Sulla parete opposta, su uno splendido fondo in rosso pompeiano, campeggia invece la scena di caccia nella quale – come faceva notare prima Osanna – si distinguono diversi animali di colore chiaro che circondano un cinghiale nero, figure che sembrano alludere simbolicamente alla vittoria delle forze del bene sul male. Toccante, nel suo restituirci l’immane dramma dell’eruzione del 79 d.C., è infine il vano della finestra che dava sul giardino ma che oggi si mostra occupato da un agglomerato di lapilli, fango e frammenti di legno degli infissi, che preme sulla grata di ferro.

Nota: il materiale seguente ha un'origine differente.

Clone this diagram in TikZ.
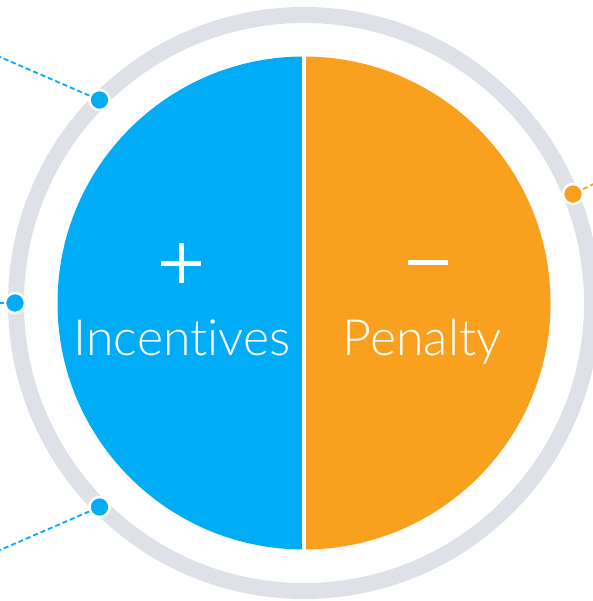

La stanza, senza dubbio adibita al culto, è tuttavia ancora da definire nella disposizione degli spazi, considerata la presenza insolita di alcuni elementi come la vasca posta al centro dell’ambiente, dotata di un sistema di scolo delle acque e bordata dal giardinetto, e lo spazio soppalcato che chiude uno dei lati, ancora interamente da scavare. Da indagare è anche il pozzo situato lungo uno degli angoli della vasca, ritrovato con il coperchio semi aperto e attualmente colmo di lapilli che potrebbero nascondere reperti inaspettati. “E’ una stanza meravigliosa ed enigmatica, da studiare a fondo, perché come spesso accade a Pompei è senza confronti”, commenta Massimo Osanna.

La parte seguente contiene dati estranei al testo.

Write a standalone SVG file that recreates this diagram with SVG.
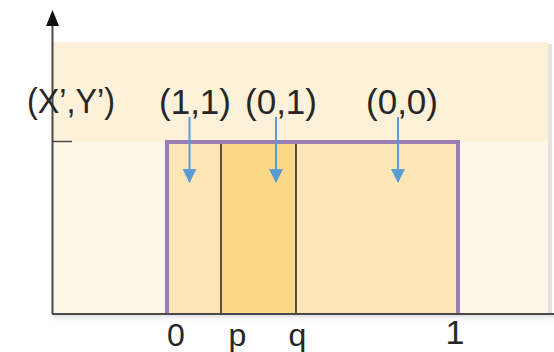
<svg xmlns="http://www.w3.org/2000/svg" width="554" height="352" viewBox="0 0 554 352">
<defs>
<style>
.lbl{font-family:"Liberation Sans",Arial,sans-serif;fill:#262626;text-anchor:middle}
.top{font-size:35px}
.bot{font-size:32px}
.blue{stroke:#5b9bd5;stroke-width:2;fill:none}
.div{stroke:#4a3f30;stroke-width:1.8}
</style>
<marker id="bh" viewBox="0 0 14 14" refX="13" refY="7" markerWidth="14" markerHeight="14" markerUnits="userSpaceOnUse" orient="auto">
<path d="M0,0 L14,7 L0,14 Z" fill="#5b9bd5"/>
</marker>
<linearGradient id="sh" x1="0" y1="0" x2="0" y2="1">
<stop offset="0" stop-color="#d8d8dc"/>
<stop offset="1" stop-color="#ffffff" stop-opacity="0"/>
</linearGradient>
</defs>
<rect width="554" height="352" fill="#ffffff"/>
<g id="background">
<rect x="53" y="314" width="501" height="9" fill="url(#sh)"/>
<rect x="548" y="44" width="4" height="270" fill="#e6e3e0"/>
<rect x="53" y="42" width="495" height="100" fill="#fdf1d9"/>
<rect x="53" y="142" width="495" height="172" fill="#fef6e7"/>
</g>
<g id="regions">
<rect id="r11" x="167" y="142" width="54" height="172" fill="#fde5b6"/>
<rect id="r01" x="221" y="142" width="75" height="172" fill="#fcd987"/>
<rect id="r00" x="296" y="142" width="162" height="172" fill="#fde6b5"/>
<line class="div" x1="221" y1="143" x2="221" y2="314"/>
<line class="div" x1="296" y1="143" x2="296" y2="314"/>
<path d="M167,314 V142 H458 V314" fill="none" stroke="#9a7db3" stroke-width="4"/>
</g>
<g id="axes">
<line x1="52.5" y1="22" x2="52.5" y2="314" stroke="#4a4a4a" stroke-width="2"/>
<path d="M52.5,10 L59,26 L46,26 Z" fill="#111"/>
<line x1="52" y1="314" x2="554" y2="314" stroke="#4a4a4a" stroke-width="2"/>
<line x1="52" y1="141.5" x2="72" y2="141.5" stroke="#4a4a4a" stroke-width="1.5"/>
</g>
<g id="connectors">
<line class="blue" x1="189.5" y1="117" x2="189.5" y2="182" marker-end="url(#bh)"/>
<line class="blue" x1="276" y1="117" x2="276" y2="182" marker-end="url(#bh)"/>
<line class="blue" x1="398" y1="117" x2="398" y2="182" marker-end="url(#bh)"/>
</g>
<g id="labels">
<text class="lbl top" x="71" y="113" textLength="88" lengthAdjust="spacingAndGlyphs">(X’,Y’)</text>
<text class="lbl top" x="195" y="114">(1,1)</text>
<text class="lbl top" x="281" y="114">(0,1)</text>
<text class="lbl top" x="402" y="114">(0,0)</text>
<text class="lbl bot" x="176" y="346">0</text>
<text class="lbl bot" x="237.5" y="346">p</text>
<text class="lbl bot" x="297.5" y="346">q</text>
<text class="lbl bot" style="font-size:34px" x="455" y="344">1</text>
</g>
</svg>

E senza dubbio fra gli elementi più enigmatici c’è l’immagine di un uomo con la testa di cane: “E’ un simbolo egittizzante – osserva Osanna – che evoca la figura di Anubi, divinità legata al mondo dei morti, ma è ripreso dall’artista di questo giardino misterioso con dei tratti del tutto particolari.” Un mistero è anche l’identità del proprietario di questa casa che certamente fu ampia ed opulenta: “chissà che non lo rivelino i lavori dei prossimi mesi, quando verranno liberate dai lapilli altre due stanze che si affacciavano sul giardino”, ha osservato Osanna.

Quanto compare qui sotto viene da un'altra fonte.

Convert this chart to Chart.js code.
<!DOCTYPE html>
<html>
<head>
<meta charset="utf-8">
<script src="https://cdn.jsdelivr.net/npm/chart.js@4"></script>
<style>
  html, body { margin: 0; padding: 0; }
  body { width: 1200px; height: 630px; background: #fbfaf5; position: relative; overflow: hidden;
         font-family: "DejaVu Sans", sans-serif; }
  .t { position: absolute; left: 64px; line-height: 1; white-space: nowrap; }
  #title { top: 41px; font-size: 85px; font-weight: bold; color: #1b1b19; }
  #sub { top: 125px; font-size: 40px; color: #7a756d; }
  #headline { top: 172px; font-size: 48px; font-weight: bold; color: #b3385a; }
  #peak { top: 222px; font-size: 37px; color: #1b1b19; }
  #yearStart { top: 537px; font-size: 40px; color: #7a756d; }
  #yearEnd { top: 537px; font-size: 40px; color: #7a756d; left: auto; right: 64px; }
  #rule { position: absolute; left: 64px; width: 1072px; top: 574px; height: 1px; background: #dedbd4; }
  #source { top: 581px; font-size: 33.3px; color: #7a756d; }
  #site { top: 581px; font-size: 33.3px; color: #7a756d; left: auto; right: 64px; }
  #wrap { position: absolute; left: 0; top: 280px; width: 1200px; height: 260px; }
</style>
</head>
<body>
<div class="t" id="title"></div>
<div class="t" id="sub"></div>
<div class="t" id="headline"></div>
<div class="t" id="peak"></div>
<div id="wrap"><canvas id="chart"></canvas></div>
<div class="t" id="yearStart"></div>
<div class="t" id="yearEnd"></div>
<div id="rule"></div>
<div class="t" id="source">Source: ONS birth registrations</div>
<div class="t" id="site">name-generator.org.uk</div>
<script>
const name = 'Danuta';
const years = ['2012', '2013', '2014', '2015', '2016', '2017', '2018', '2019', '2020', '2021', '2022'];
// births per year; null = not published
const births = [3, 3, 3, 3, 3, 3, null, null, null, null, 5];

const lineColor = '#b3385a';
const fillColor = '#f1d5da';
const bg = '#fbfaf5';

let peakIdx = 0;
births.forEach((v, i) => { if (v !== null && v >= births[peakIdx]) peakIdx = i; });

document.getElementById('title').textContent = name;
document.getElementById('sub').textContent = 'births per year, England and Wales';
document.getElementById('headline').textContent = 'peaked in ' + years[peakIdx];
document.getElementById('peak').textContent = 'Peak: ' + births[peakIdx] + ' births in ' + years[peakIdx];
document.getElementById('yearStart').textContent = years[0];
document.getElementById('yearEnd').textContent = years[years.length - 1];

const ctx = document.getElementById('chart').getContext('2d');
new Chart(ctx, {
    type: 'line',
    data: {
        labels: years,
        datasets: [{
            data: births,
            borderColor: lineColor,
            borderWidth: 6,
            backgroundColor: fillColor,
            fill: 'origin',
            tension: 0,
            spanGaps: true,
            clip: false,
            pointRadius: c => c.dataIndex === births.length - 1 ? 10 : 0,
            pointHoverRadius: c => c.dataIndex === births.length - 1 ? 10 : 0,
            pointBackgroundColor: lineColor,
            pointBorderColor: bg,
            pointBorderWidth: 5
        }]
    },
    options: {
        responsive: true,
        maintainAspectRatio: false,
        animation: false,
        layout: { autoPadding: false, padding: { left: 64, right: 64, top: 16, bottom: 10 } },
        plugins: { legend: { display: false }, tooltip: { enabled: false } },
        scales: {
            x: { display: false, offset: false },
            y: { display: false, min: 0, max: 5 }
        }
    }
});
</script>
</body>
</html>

Il soprintendente Massimo Osanna ha tenuto a precisare che “questi straordinari ritrovamenti che continuano a regalare grandi emozioni, rientrano nel più vasto intervento di manutenzione, quello della messa in sicurezza dei fronti di scavo che sta interessando i circa 3 km di fronti che delimitano l’ area non scavata di Pompei. Un intervento fondamentale in una delle aree più a rischio del sito, mai prima trattata complessivamente e che oggi, grazie all’operazione di riprofilamento dei fronti che ha lo scopo di ridurre la pressione del terreno sulle aree già scavate, ci sta anche consentendo di portare alla luce ambienti intatti con splendide decorazioni.” L’archeologo ha inoltre anticipato la previsione di un progetto di fruizione dell’ambiente appena ritrovato per cui dal vicino vicolo di Marco Lucrezio Frontone si entra nelle Casa del Giardino Incantato e si arriva a vedere lo straordinario ambiente che ne ha suggerito il nome.